_DATA_.
%%

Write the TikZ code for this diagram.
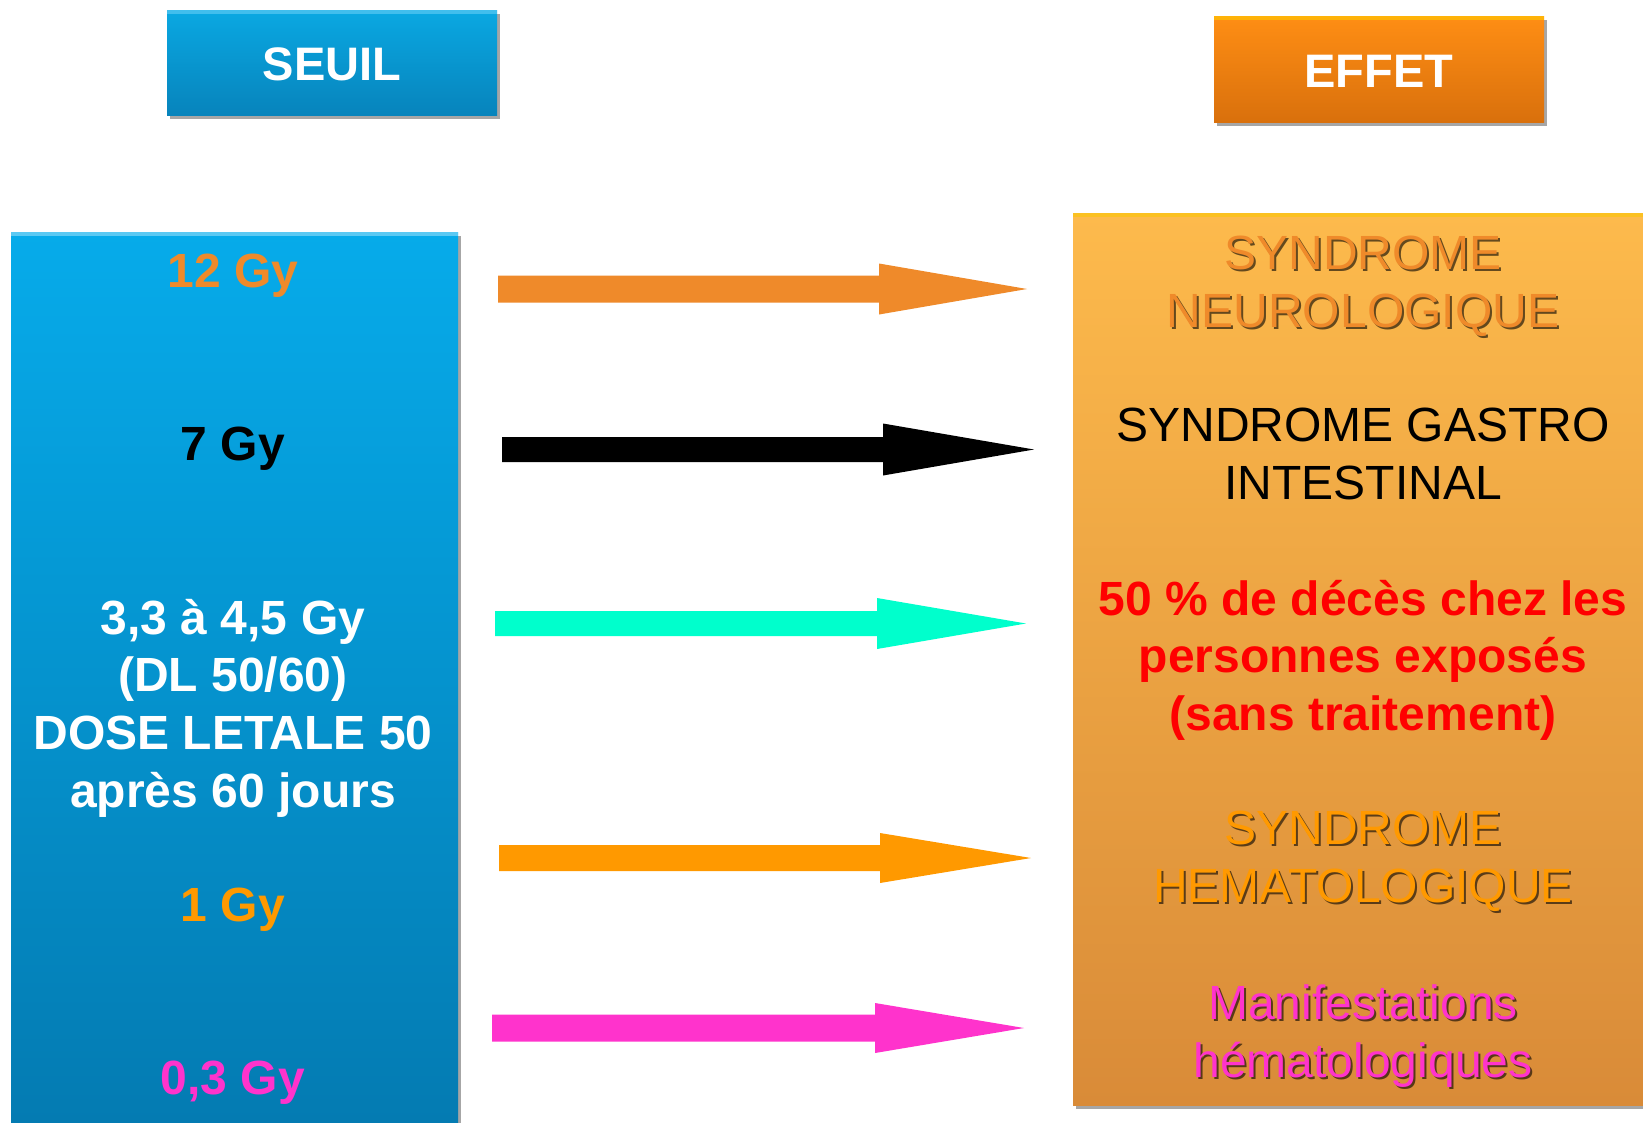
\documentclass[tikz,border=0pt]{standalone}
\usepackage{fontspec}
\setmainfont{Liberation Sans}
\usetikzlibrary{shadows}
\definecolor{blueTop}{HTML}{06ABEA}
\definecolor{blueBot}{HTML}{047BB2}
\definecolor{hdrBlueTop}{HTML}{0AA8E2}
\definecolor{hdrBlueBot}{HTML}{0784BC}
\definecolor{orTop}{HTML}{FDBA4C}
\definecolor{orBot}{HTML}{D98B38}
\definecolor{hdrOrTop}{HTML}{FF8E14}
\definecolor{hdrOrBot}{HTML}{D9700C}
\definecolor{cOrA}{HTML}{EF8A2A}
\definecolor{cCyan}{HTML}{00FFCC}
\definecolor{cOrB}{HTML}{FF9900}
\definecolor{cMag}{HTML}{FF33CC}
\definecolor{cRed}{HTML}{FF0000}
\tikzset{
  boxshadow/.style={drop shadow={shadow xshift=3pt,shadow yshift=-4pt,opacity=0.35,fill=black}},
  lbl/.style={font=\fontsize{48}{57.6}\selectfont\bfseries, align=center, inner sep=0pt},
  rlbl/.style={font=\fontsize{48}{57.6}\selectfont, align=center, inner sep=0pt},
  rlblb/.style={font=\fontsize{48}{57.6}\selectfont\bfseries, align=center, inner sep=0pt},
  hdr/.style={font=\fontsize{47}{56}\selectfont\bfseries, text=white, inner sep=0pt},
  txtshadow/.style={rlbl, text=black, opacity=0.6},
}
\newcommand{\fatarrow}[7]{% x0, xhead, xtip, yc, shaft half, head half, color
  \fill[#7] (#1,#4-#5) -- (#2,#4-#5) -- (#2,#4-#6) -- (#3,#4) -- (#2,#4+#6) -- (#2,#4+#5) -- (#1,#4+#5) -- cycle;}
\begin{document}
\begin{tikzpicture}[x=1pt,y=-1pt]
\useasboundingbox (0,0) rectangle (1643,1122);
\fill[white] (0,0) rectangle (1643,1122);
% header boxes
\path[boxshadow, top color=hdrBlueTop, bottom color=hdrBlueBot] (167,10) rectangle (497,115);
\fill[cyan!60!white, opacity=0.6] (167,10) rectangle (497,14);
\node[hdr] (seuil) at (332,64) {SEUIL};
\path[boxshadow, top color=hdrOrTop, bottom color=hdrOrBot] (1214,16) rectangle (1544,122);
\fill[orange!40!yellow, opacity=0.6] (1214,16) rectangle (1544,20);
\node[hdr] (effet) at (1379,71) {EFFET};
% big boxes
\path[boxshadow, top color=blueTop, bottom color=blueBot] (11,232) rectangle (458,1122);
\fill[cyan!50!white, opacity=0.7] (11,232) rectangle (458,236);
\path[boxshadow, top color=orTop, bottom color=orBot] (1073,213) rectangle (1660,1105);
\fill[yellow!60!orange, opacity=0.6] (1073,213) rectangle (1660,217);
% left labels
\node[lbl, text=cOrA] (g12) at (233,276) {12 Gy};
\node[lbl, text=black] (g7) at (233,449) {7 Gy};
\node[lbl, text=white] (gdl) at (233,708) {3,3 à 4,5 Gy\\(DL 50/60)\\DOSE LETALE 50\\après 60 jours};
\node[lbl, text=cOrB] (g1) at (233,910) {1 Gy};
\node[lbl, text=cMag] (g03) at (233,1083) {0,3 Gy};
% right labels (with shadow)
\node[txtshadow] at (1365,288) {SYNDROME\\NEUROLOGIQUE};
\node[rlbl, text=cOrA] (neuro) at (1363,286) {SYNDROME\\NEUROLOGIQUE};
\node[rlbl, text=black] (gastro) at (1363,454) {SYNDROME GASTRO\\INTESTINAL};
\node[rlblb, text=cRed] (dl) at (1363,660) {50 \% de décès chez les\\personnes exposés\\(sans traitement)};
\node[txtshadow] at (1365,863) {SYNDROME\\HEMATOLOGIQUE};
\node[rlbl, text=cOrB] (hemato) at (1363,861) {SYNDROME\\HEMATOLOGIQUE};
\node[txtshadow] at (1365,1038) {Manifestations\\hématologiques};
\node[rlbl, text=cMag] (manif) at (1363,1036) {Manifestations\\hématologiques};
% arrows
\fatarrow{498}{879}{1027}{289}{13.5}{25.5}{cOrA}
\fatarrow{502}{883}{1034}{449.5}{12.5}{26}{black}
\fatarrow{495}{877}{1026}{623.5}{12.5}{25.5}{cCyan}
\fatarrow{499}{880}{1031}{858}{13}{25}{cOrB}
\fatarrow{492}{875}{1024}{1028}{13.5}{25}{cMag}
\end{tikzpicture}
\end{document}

%%

_WORK TO COMPLETE_.
Copy out all the data exactly; skip the pictures.

_FINISHED TASK_.
Write the TikZ code for this diagram.
\documentclass[tikz,border=0pt]{standalone}
\usepackage{fontspec}
\setmainfont{Liberation Sans}
\usetikzlibrary{shadows}
\definecolor{blueTop}{HTML}{06ABEA}
\definecolor{blueBot}{HTML}{047BB2}
\definecolor{hdrBlueTop}{HTML}{0AA8E2}
\definecolor{hdrBlueBot}{HTML}{0784BC}
\definecolor{orTop}{HTML}{FDBA4C}
\definecolor{orBot}{HTML}{D98B38}
\definecolor{hdrOrTop}{HTML}{FF8E14}
\definecolor{hdrOrBot}{HTML}{D9700C}
\definecolor{cOrA}{HTML}{EF8A2A}
\definecolor{cCyan}{HTML}{00FFCC}
\definecolor{cOrB}{HTML}{FF9900}
\definecolor{cMag}{HTML}{FF33CC}
\definecolor{cRed}{HTML}{FF0000}
\tikzset{
  boxshadow/.style={drop shadow={shadow xshift=3pt,shadow yshift=-4pt,opacity=0.35,fill=black}},
  lbl/.style={font=\fontsize{48}{57.6}\selectfont\bfseries, align=center, inner sep=0pt},
  rlbl/.style={font=\fontsize{48}{57.6}\selectfont, align=center, inner sep=0pt},
  rlblb/.style={font=\fontsize{48}{57.6}\selectfont\bfseries, align=center, inner sep=0pt},
  hdr/.style={font=\fontsize{47}{56}\selectfont\bfseries, text=white, inner sep=0pt},
  txtshadow/.style={rlbl, text=black, opacity=0.6},
}
\newcommand{\fatarrow}[7]{% x0, xhead, xtip, yc, shaft half, head half, color
  \fill[#7] (#1,#4-#5) -- (#2,#4-#5) -- (#2,#4-#6) -- (#3,#4) -- (#2,#4+#6) -- (#2,#4+#5) -- (#1,#4+#5) -- cycle;}
\begin{document}
\begin{tikzpicture}[x=1pt,y=-1pt]
\useasboundingbox (0,0) rectangle (1643,1122);
\fill[white] (0,0) rectangle (1643,1122);
% header boxes
\path[boxshadow, top color=hdrBlueTop, bottom color=hdrBlueBot] (167,10) rectangle (497,115);
\fill[cyan!60!white, opacity=0.6] (167,10) rectangle (497,14);
\node[hdr] (seuil) at (332,64) {SEUIL};
\path[boxshadow, top color=hdrOrTop, bottom color=hdrOrBot] (1214,16) rectangle (1544,122);
\fill[orange!40!yellow, opacity=0.6] (1214,16) rectangle (1544,20);
\node[hdr] (effet) at (1379,71) {EFFET};
% big boxes
\path[boxshadow, top color=blueTop, bottom color=blueBot] (11,232) rectangle (458,1122);
\fill[cyan!50!white, opacity=0.7] (11,232) rectangle (458,236);
\path[boxshadow, top color=orTop, bottom color=orBot] (1073,213) rectangle (1660,1105);
\fill[yellow!60!orange, opacity=0.6] (1073,213) rectangle (1660,217);
% left labels
\node[lbl, text=cOrA] (g12) at (233,276) {12 Gy};
\node[lbl, text=black] (g7) at (233,449) {7 Gy};
\node[lbl, text=white] (gdl) at (233,708) {3,3 à 4,5 Gy\\(DL 50/60)\\DOSE LETALE 50\\après 60 jours};
\node[lbl, text=cOrB] (g1) at (233,910) {1 Gy};
\node[lbl, text=cMag] (g03) at (233,1083) {0,3 Gy};
% right labels (with shadow)
\node[txtshadow] at (1365,288) {SYNDROME\\NEUROLOGIQUE};
\node[rlbl, text=cOrA] (neuro) at (1363,286) {SYNDROME\\NEUROLOGIQUE};
\node[rlbl, text=black] (gastro) at (1363,454) {SYNDROME GASTRO\\INTESTINAL};
\node[rlblb, text=cRed] (dl) at (1363,660) {50 \% de décès chez les\\personnes exposés\\(sans traitement)};
\node[txtshadow] at (1365,863) {SYNDROME\\HEMATOLOGIQUE};
\node[rlbl, text=cOrB] (hemato) at (1363,861) {SYNDROME\\HEMATOLOGIQUE};
\node[txtshadow] at (1365,1038) {Manifestations\\hématologiques};
\node[rlbl, text=cMag] (manif) at (1363,1036) {Manifestations\\hématologiques};
% arrows
\fatarrow{498}{879}{1027}{289}{13.5}{25.5}{cOrA}
\fatarrow{502}{883}{1034}{449.5}{12.5}{26}{black}
\fatarrow{495}{877}{1026}{623.5}{12.5}{25.5}{cCyan}
\fatarrow{499}{880}{1031}{858}{13}{25}{cOrB}
\fatarrow{492}{875}{1024}{1028}{13.5}{25}{cMag}
\end{tikzpicture}
\end{document}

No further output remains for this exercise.